Войдя в кедровый лес Ливана, Гильгамеш и Энкиду сталкиваются с самыми разнообразными живыми существами. Это орлы, коршуны, хищная птица-нанду, сверчки, черепахи и рыбы. Причем все эти существа фигурируют в яркой речи их противника Хумбабы. Сперва Хумбаба оскорбляет Энкиду, говоря, что он как малек рыбы не знает своего отца и как сын черепахи не пил молока своей матери. А затем он обещает Гильгамешу, что его тело будут терзать орлы, коршуны и сверчки (V, 83–90).
К концу Энкидиады копытные и сравнения с ними совершенно исчезают. Более того, сам Гильгамеш, которого Пролог сравнивает с быком, становится в таблице VI эпоса противником и убийцей Небесного Быка. Предлагая себя в жены Гильгамешу, Иштар обещает ему колесницу, запряженную мулами, плодовитых коз, упряжных коней и подъяремных волов (VI, 10–21). Но от этих копытных Гильгамеш отказывается так же, как и от брачного предложения богини. В сцене с Иштар Гильгамеш перечисляет мужей богини, среди которых как настоящие звери, так и люди, превращенные в зверей. Птичка-пастушок, которой Иштар сломала крылья, вечно кричит kappi — «мои крылья!» (звук, издаваемый этой птицей, был переведен авторами эпоса на аккадский язык). Подпаска, превращенного в волка, чуть не загрызли собственные собаки. А садовник Ишуллану после соития с Иштар превратился в паука. Мы видим своеобразное распределение мужей Иштар по трем сферам мироздания: птица принадлежит верху, волк — срединному миру, а паук зависает между верхом и низом: ему не спуститься вниз и не подняться наверх. Кроме того, среди мужей Иштар были настоящие лев и конь. Льву она вырыла 14 ловушек, а коня заставила бежать семь верст, после чего напоила тухлой водой (VI, 48–79); видимо, то и другое привело к их гибели.
Имя чудовища, созданного Аном по просьбе Иштар, идеографически записанное GU4.AN.NA «Бык Неба», имеет в аккадском языке явно искусственное словообразование. Слово alu употребляется в значении «Небесный Бык» только в таблице VI эпоса о Гильгамеше. Вполне возможно, что при его создании использовалась игра двумя словами: lu «бык» и аlu< шум; a-la2 — демон небесного происхождения, связанный с бурей. Попытка астральной интерпретации этого персонажа как созвездия Тельца несостоятельна ввиду двух филологических аргументов.
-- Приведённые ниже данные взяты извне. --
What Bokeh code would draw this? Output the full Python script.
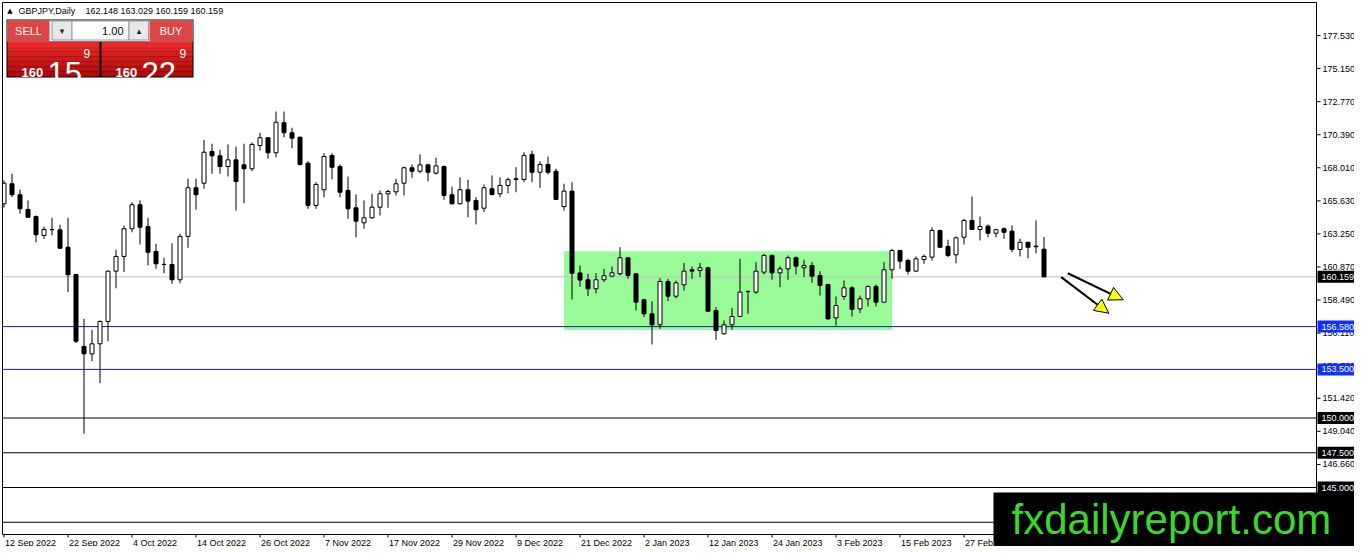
from bokeh.plotting import figure
from bokeh.models import ColumnDataSource, Arrow, NormalHead, Range1d
from bokeh.core.properties import value
from bokeh.embed import file_html
from bokeh.resources import INLINE

# ---------------- data ----------------
symbol = "GBPJPY,Daily"
last_ohlc = [162.148, 163.029, 160.159, 160.159]

opens = [165.42, 166.86, 166.07, 165.01, 164.50, 163.14, 163.55, 163.55, 162.29, 160.33,
         155.15, 154.62, 155.34, 156.95, 160.57, 161.63, 163.62, 165.35, 163.78, 161.99,
         161.05, 161.05, 159.95, 163.07, 166.57, 166.90, 169.18, 168.87, 168.10, 168.58,
         168.22, 167.94, 169.61, 170.17, 169.09, 171.25, 170.53, 170.21, 168.34, 165.30,
         166.43, 168.89, 168.10, 166.38, 165.13, 164.05, 164.41, 165.17, 166.14, 166.28,
         166.90, 168.01, 167.76, 168.22, 167.62, 168.10, 166.07, 165.42, 166.43, 165.66,
         165.10, 166.50, 166.14, 166.74, 167.22, 167.17, 168.97, 167.69, 168.25, 167.76,
         165.22, 166.33, 160.44, 159.95, 159.30, 159.95, 160.21, 160.38, 161.53, 160.38,
         158.51, 157.50, 156.71, 159.83, 158.77, 159.59, 160.67, 160.62, 160.81, 157.74,
         156.06, 156.71, 157.31, 159.09, 159.06, 160.50, 161.70, 160.45, 160.74, 161.53,
         160.81, 160.98, 160.26, 159.61, 157.21, 158.75, 159.37, 157.86, 158.58, 159.47,
         158.34, 160.67, 162.06, 161.34, 160.57, 161.41, 161.58, 163.50, 162.35, 161.75,
         163.01, 164.22, 163.57, 163.81, 163.30, 163.62, 163.45, 162.13, 162.65, 162.37,
         162.148]
highs = [167.10, 167.58, 166.43, 165.66, 164.58, 163.78, 164.41, 163.91, 164.41, 160.38,
         157.14, 156.35, 157.02, 160.62, 162.11, 163.86, 165.53, 165.66, 164.41, 162.54,
         161.53, 162.58, 163.26, 167.22, 167.22, 170.02, 169.74, 169.30, 169.69, 169.54,
         169.74, 169.83, 170.53, 170.21, 172.06, 172.06, 170.89, 170.26, 168.48, 166.97,
         169.06, 169.06, 168.25, 167.38, 166.09, 165.66, 166.14, 166.38, 166.43, 167.22,
         168.10, 168.25, 168.97, 168.30, 168.73, 168.17, 166.66, 167.33, 167.15, 165.89,
         166.81, 167.46, 167.33, 167.29, 168.05, 169.13, 169.25, 168.48, 168.82, 167.94,
         166.86, 166.97, 160.98, 160.38, 160.42, 160.74, 160.91, 162.29, 161.58, 160.42,
         158.58, 158.41, 160.06, 160.02, 159.90, 161.17, 160.91, 161.17, 160.86, 157.98,
         157.02, 157.93, 161.46, 159.18, 161.22, 161.82, 161.77, 160.91, 161.70, 161.63,
         161.39, 161.22, 160.57, 159.66, 158.75, 159.90, 159.47, 158.82, 159.54, 159.61,
         161.22, 162.18, 162.11, 161.46, 161.63, 161.77, 163.73, 163.55, 162.83, 163.07,
         164.34, 165.94, 164.50, 163.93, 163.62, 163.73, 163.86, 162.90, 162.65, 164.22,
         163.029]
lows = [165.15, 165.89, 164.70, 164.41, 162.65, 162.90, 163.14, 162.18, 159.06, 155.39,
        148.87, 154.09, 152.51, 155.53, 159.34, 160.50, 163.37, 162.49, 160.98, 160.74,
        160.42, 159.66, 159.70, 162.25, 164.99, 166.50, 167.58, 167.58, 167.38, 164.94,
        165.46, 167.76, 169.25, 168.66, 168.77, 170.21, 169.42, 168.17, 165.06, 165.06,
        165.89, 167.17, 165.89, 164.34, 163.01, 163.62, 164.34, 164.58, 165.13, 166.02,
        166.02, 167.29, 167.62, 167.04, 167.53, 165.71, 165.37, 165.37, 164.45, 163.93,
        164.81, 166.02, 165.89, 166.18, 166.25, 166.97, 166.97, 166.57, 167.53, 165.71,
        164.94, 158.53, 159.45, 158.77, 158.98, 159.78, 160.14, 160.26, 160.02, 157.74,
        157.26, 155.29, 156.42, 158.41, 158.62, 159.18, 160.02, 160.14, 157.67, 155.63,
        156.01, 156.35, 157.26, 157.50, 158.94, 160.33, 159.95, 159.42, 159.95, 160.33,
        160.14, 159.73, 158.82, 157.07, 156.66, 158.51, 157.31, 157.55, 158.03, 158.03,
        158.32, 160.02, 160.74, 160.33, 160.50, 161.10, 161.34, 162.27, 161.58, 161.14,
        162.49, 163.55, 162.78, 163.01, 163.01, 162.90, 161.93, 161.63, 161.50, 161.86,
        160.159]
closes = [166.90, 166.07, 165.06, 164.45, 163.19, 163.57, 163.57, 162.22, 160.31, 155.53,
          154.62, 155.34, 156.95, 160.57, 161.63, 163.62, 165.35, 163.73, 161.93, 161.10,
          161.06, 159.95, 163.07, 166.57, 166.07, 169.13, 168.87, 168.10, 168.58, 167.02,
          167.94, 169.69, 170.17, 169.09, 171.29, 170.53, 170.14, 168.25, 165.30, 166.81,
          168.82, 168.05, 166.25, 165.06, 164.17, 164.41, 165.17, 166.14, 166.30, 166.86,
          168.01, 167.76, 168.22, 167.69, 168.15, 166.02, 165.42, 166.43, 165.61, 164.99,
          166.57, 166.09, 166.74, 167.15, 167.17, 168.89, 167.69, 168.25, 167.69, 165.73,
          166.33, 160.42, 159.93, 159.30, 159.95, 160.24, 160.45, 161.53, 160.26, 158.34,
          157.50, 156.71, 159.83, 158.77, 159.73, 160.57, 160.57, 160.81, 157.69, 156.30,
          156.71, 157.31, 159.06, 159.11, 160.57, 161.70, 160.45, 160.74, 161.53, 160.93,
          160.98, 160.21, 159.54, 157.14, 158.10, 159.37, 157.81, 158.58, 159.47, 158.34,
          160.67, 162.06, 161.29, 160.57, 161.46, 161.63, 163.50, 162.29, 161.70, 162.97,
          164.22, 163.57, 163.78, 163.30, 163.55, 163.37, 162.13, 162.65, 162.29, 162.33,
          160.159]

date_labels = ["12 Sep 2022", "22 Sep 2022", "4 Oct 2022", "14 Oct 2022", "26 Oct 2022",
               "7 Nov 2022", "17 Nov 2022", "29 Nov 2022", "9 Dec 2022", "21 Dec 2022",
               "2 Jan 2023", "12 Jan 2023", "24 Jan 2023", "3 Feb 2023", "15 Feb 2023",
               "27 Feb 2023"]
date_label_bars = [0, 8, 16, 24, 32, 40, 48, 56, 64, 72, 80, 88, 96, 104, 112, 120]

price_ticks = [177.53, 175.15, 172.77, 170.39, 168.01, 165.63, 163.25, 160.87,
               158.49, 156.11, 153.73, 151.42, 149.04, 146.66]

bid_price = 160.159
blue_levels = [156.58, 153.5]
black_levels = [150.0, 147.5, 145.0, 142.5]
black_level_labels = [150.0, 147.5, 145.0]

zone_bars = [70, 111]
zone_prices = [156.33, 162.0]

arrow_start_bar = [132.97, 132.15]
arrow_start_price = [160.42, 160.14]
arrow_end_bar = [139.9, 138.1]
arrow_end_price = [158.51, 157.54]

sell_parts = ["160", "15", "9"]
buy_parts = ["160", "22", "9"]
lot_text = "1.00"
watermark = "fxdailyreport.com"

# ---------------- layout (pixels of the picture) ----------------
W, H = 1354, 546          # whole canvas is the plotting frame
CL, CT, CR, CB = 2, 2, 1316, 534   # chart window inside it
PPB = 8.0                 # pixels per bar
PPU = 13.895              # pixels per price unit
X0 = -3.5 / PPB
X1 = X0 + W / PPB
Y1 = 177.53 + 35 / PPU
Y0 = Y1 - H / PPU


def PX(px):   # picture pixel -> bar units
    return X0 + px / PPB


def PY(py):   # picture pixel -> price
    return Y1 - py / PPU


FONT = "Liberation Sans"

p = figure(frame_width=W, frame_height=H, x_range=Range1d(X0, X1),
           y_range=Range1d(Y0, Y1), x_axis_location=None, y_axis_location=None,
           output_backend="svg", toolbar_location=None, tools="",
           min_border_left=0, min_border_top=0, min_border_right=0, min_border_bottom=0,
           background_fill_color="white", border_fill_color="white",
           outline_line_color=None)
p.xgrid.visible = False
p.ygrid.visible = False


def box(px0, py0, px1, py1, fill, line=None):
    p.quad(left=[PX(px0)], right=[PX(px1)], top=[PY(py0)], bottom=[PY(py1)],
           fill_color=fill, line_color=line, line_width=1)


def txt(px, py, s, size, color, align="left", baseline="middle", style="normal", font=FONT):
    p.text(x=[PX(px)], y=[PY(py)], text=[s], text_font=value(font), text_font_size=size,
           text_color=color, text_align=align, text_baseline=baseline,
           text_font_style=style)


# zone rectangle
p.quad(left=[zone_bars[0]], right=[zone_bars[1]], bottom=[zone_prices[0]],
       top=[zone_prices[1]], fill_color="#98fb98", line_color=None)

# horizontal levels across the chart window
lx0, lx1 = PX(CL), PX(CR)
p.segment(x0=lx0, x1=lx1, y0=[bid_price], y1=[bid_price], line_color="#c0c0c0", line_width=1)
p.segment(x0=lx0, x1=lx1, y0=blue_levels, y1=blue_levels, line_color="#1a1aa8", line_width=1)
p.segment(x0=lx0, x1=lx1, y0=black_levels, y1=black_levels, line_color="black", line_width=1)

# candles
idx = list(range(len(opens)))
src = ColumnDataSource(dict(
    x=idx, o=opens, h=highs, l=lows, c=closes,
    top=[max(a, b) for a, b in zip(opens, closes)],
    bot=[min(a, b) for a, b in zip(opens, closes)],
    fill=["white" if c >= o else "black" for o, c in zip(opens, closes)],
))
p.segment(x0="x", y0="h", x1="x", y1="l", line_color="black", line_width=1, source=src)
p.vbar(x="x", width=0.5, top="top", bottom="bot", fill_color="fill",
       line_color="black", line_width=1, source=src)

# white margin left of the chart window, then its border
box(-5, -5, CL, H + 5, "white")
p.quad(left=[PX(CL)], right=[PX(CR)], top=[PY(CT)], bottom=[PY(CB)],
       fill_color=None, line_color="black", line_width=1)

# price scale
p.segment(x0=PX(CR), x1=PX(CR + 4), y0=price_ticks, y1=price_ticks,
          line_color="black", line_width=1)
p.text(x=PX(CR + 6), y=price_ticks, text=["%.3f" % v for v in price_ticks],
       text_font=value(FONT), text_font_size="9px", text_color="black",
       text_align="left", text_baseline="middle")

# time scale
p.segment(x0=date_label_bars, x1=date_label_bars, y0=PY(CB), y1=PY(CB + 3),
          line_color="black", line_width=1)
p.text(x=date_label_bars, y=PY(CB + 8), text=date_labels, x_offset=1,
       text_font=value(FONT), text_font_size="9px", text_color="black",
       text_align="left", text_baseline="middle")


# price tags on the scale
def axis_tag(price, bg):
    p.quad(left=[PX(CR + 1)], right=[PX(CR + 41)], top=[price + 6 / PPU],
           bottom=[price - 6 / PPU], fill_color=bg, line_color=None)
    p.text(x=[PX(CR + 5)], y=[price], text=["%.3f" % price], text_font=value(FONT),
           text_font_size="9px", text_color="white", text_align="left",
           text_baseline="middle")


axis_tag(bid_price, "black")
for lv in blue_levels:
    axis_tag(lv, "#1030ff")
for lv in black_level_labels:
    axis_tag(lv, "black")

# arrows
for xs, ys, xe, ye in zip(arrow_start_bar, arrow_start_price, arrow_end_bar, arrow_end_price):
    p.add_layout(Arrow(end=NormalHead(size=14, fill_color="#ffff00", line_color="black",
                                      line_width=1),
                       x_start=xs, y_start=ys, x_end=xe, y_end=ye,
                       line_color="black", line_width=2))

# ---------------- header and one-click trading panel ----------------
txt(9.5, 10, "\u25b2", "7px", "black", align="center", font="DejaVu Sans")
txt(18, 10, symbol, "9px", "black")
txt(85, 10, " ".join("%.3f" % v for v in last_ohlc), "9px", "black")

box(6, 19, 193, 77, "black")
box(7, 20, 192, 41, "white")
box(7, 20, 49, 41, "#e04545")
box(149, 20, 192, 41, "#e04545")
box(51.5, 20.5, 71.5, 39.5, "#e8e8e8", "#9a9a9a")
box(71.5, 20.5, 128.5, 39.5, "white", "#9a9a9a")
box(128.5, 20.5, 148, 39.5, "#e8e8e8", "#9a9a9a")
nb = 7
for k in range(nb):
    f = k / (nb - 1)
    col = "#%02x%02x%02x" % (int(232 - 56 * f), int(40 - 28 * f), int(40 - 28 * f))
    y0 = 41.5 + k * 34.5 / nb
    y1 = 41.5 + (k + 1) * 34.5 / nb
    box(7, y0, 99, y1, col)
    box(101, y0, 192, y1, col)

txt(28, 30.5, "SELL", "11px", "white", align="center")
txt(170.5, 30.5, "BUY", "11px", "white", align="center")
txt(61.5, 30, "\u25be", "9px", "#222222", align="center", font="DejaVu Sans")
txt(138.5, 30, "\u25b4", "9px", "#222222", align="center", font="DejaVu Sans")
txt(123, 30.5, lot_text, "11px", "black", align="right")

txt(21, 72, sell_parts[0], "13px", "white", baseline="alphabetic", style="bold")
txt(47, 72, sell_parts[1], "31px", "white", baseline="alphabetic")
txt(83, 53, sell_parts[2], "12px", "white", baseline="alphabetic")
txt(115, 72, buy_parts[0], "13px", "white", baseline="alphabetic", style="bold")
txt(141, 72, buy_parts[1], "31px", "white", baseline="alphabetic")
txt(179, 53, buy_parts[2], "12px", "white", baseline="alphabetic")

# watermark
box(993, 492, W + 5, H + 5, "black")
txt(1011, 519, watermark, "42px", "#3ad82a", baseline="middle")

open("out.html", "w").write(file_html(p, INLINE))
Во-первых, ни в шумерской, ни в аккадской версии песни о Гильгамеше перед именем gi4-an-na «Небесный Бык» не следует детерминатив mul, указывающий на принадлежность слова к числу звезд. Во-вторых, во всех астрономических и астрологических текстах эквивалентом созвездия gu4-an-na (=Телец) является is le-e «челюсть быка», а в мифологическом тексте о Небесном Быке аккадский эквивалент только alu{70}. Следовательно, семантического пересечения между астрономическим Небесным Быком (= Тельцом) и мифологическим Небесным Быком, скорее всего, нет.
Победа над Быком является одновременно и концом Энкидиады, поскольку за совершенные героями преступления Энкиду был приговорен богами к смерти. Тем самым приговаривается к смерти и всякое «копытное» (бычье, газелье) начало в главном герое эпоса.
После победы над Быком Энкиду во сне предстает перед судом богов. Небо вопиет, Земля отвечает ему, а между Небом и Землей оказывается сам герой Энкиду. Он видит подле себя некое существо, лицом похожее на птицу Анзу. У существа львиные когти и орлиные крылья. После удара Энкиду оно отскакивает в сторону, но затем приближается и по-бычьи наступает на Энкиду. Герой зовет друга на помощь, но никто не отзывается. После этого Энкиду превращается в голубя и обрастает крыльями. Существо, похожее на Анзу, переправляет его в мир мертвых, наполненный такими же птицелюдьми, как и Энкиду (VII, 165–184). Судя по описанию, перед нами тетраморф курибу, в котором соединились бык, лев, орел и человек. Этот тетраморф манифестирует бога Нингирсу, который, согласно цилиндрам Гудеа, имеет рост от Земли до Неба. Священной птицей Нингирсу является Анзу. Она судит судьбы царей и героев{71}.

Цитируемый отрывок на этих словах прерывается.